My advice to anyone looking to develop themselves - learn how to use excel properly, I mean VBA coding and learning to use other functions that aren't pivot or Vlookups. If you can build a financial model (other than linear regression), you are hot property.
I completely disagree with this. None of the successful finance people in the company I work for know extraordinary amounts about Excel, because there are junior people that do it for them. The value is more about interpretation and communication of what the techs produce, than it is about producing them yourself. The people that know VBA very well are basically asked to produce a model that does xyx, after which the person that asked them to do it goes to management and execs with their interpretation and insight of the data, thereby taking all the glory.
All the "Excel gurus" at my company are pigeon-holed as such and there they remain. They're insular and technical, lacking social skills and without a single strategic thought in their heads. Or so finance management would believe.
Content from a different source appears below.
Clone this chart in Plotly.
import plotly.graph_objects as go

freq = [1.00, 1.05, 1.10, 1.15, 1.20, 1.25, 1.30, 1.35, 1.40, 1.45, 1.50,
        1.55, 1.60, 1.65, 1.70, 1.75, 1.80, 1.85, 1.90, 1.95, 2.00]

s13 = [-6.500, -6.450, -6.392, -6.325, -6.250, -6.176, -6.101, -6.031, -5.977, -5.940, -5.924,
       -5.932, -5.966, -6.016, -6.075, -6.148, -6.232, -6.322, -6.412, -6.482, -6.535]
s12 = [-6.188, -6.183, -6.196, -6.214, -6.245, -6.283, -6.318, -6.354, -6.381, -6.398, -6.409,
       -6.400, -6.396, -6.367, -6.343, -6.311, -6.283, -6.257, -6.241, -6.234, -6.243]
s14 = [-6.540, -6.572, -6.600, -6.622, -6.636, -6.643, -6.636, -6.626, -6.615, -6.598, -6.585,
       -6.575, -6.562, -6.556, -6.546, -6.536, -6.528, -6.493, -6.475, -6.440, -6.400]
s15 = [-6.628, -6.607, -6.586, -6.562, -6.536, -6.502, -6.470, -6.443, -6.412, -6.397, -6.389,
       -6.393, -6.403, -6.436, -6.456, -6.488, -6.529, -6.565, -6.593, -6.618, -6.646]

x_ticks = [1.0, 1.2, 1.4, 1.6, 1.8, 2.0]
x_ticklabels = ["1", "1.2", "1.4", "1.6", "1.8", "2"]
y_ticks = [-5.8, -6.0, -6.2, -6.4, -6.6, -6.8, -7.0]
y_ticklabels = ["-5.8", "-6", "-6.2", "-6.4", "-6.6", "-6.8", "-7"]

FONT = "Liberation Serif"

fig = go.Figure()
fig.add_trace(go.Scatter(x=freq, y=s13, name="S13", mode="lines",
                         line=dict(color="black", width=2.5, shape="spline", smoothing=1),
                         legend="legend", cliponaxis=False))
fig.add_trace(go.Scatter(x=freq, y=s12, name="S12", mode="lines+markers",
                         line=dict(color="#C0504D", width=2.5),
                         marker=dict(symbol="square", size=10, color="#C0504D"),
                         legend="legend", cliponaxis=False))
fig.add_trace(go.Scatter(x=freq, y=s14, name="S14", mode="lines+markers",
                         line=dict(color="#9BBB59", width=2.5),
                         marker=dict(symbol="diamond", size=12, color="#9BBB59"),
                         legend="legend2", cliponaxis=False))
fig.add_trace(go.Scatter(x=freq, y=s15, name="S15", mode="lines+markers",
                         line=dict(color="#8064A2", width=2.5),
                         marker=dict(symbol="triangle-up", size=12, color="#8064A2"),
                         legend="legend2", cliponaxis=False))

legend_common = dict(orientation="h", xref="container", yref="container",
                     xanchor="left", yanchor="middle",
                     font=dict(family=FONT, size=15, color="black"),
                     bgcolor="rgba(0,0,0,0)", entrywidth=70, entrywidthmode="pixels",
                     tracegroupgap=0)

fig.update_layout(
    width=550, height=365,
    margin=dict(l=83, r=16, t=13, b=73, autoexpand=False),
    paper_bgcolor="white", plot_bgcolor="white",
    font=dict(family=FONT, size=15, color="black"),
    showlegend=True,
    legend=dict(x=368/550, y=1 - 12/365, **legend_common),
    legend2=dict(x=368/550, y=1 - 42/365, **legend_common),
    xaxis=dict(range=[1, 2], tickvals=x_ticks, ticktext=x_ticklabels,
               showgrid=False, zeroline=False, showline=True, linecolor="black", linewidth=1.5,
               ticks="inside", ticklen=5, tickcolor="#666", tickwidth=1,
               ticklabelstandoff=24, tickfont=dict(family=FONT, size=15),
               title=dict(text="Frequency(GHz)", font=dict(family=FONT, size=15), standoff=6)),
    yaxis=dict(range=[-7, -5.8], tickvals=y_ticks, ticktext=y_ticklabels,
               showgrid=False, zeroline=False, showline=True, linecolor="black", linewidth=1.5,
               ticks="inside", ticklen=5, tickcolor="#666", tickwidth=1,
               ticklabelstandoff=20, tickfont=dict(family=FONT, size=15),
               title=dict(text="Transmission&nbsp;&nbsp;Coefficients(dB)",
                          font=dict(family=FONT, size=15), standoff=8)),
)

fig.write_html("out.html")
And doctors and lawyers are what astronauts become when they fail school, I'm not sure what your point is
Feel free to start a thread discussing astronauts and doctors
. The point is that the market is absolutely flooded these days with CIMA / ACCA / ACA etc., and a point of interest is that many of these have chosen this line of work having not made the cut as a doctor.
Anyway, you have to do something else to differentiate yourself in the long run in order to get ahead. Look to your qualification in the short term, that's fine and very commendable, but it will only get you so far on its own and those looking upon it as a stepping stone rather than the finishing line have got the right idea.
Of course, you might not be at all ambitious, in which case sit pretty on your ACMA qualification and VBA expertise...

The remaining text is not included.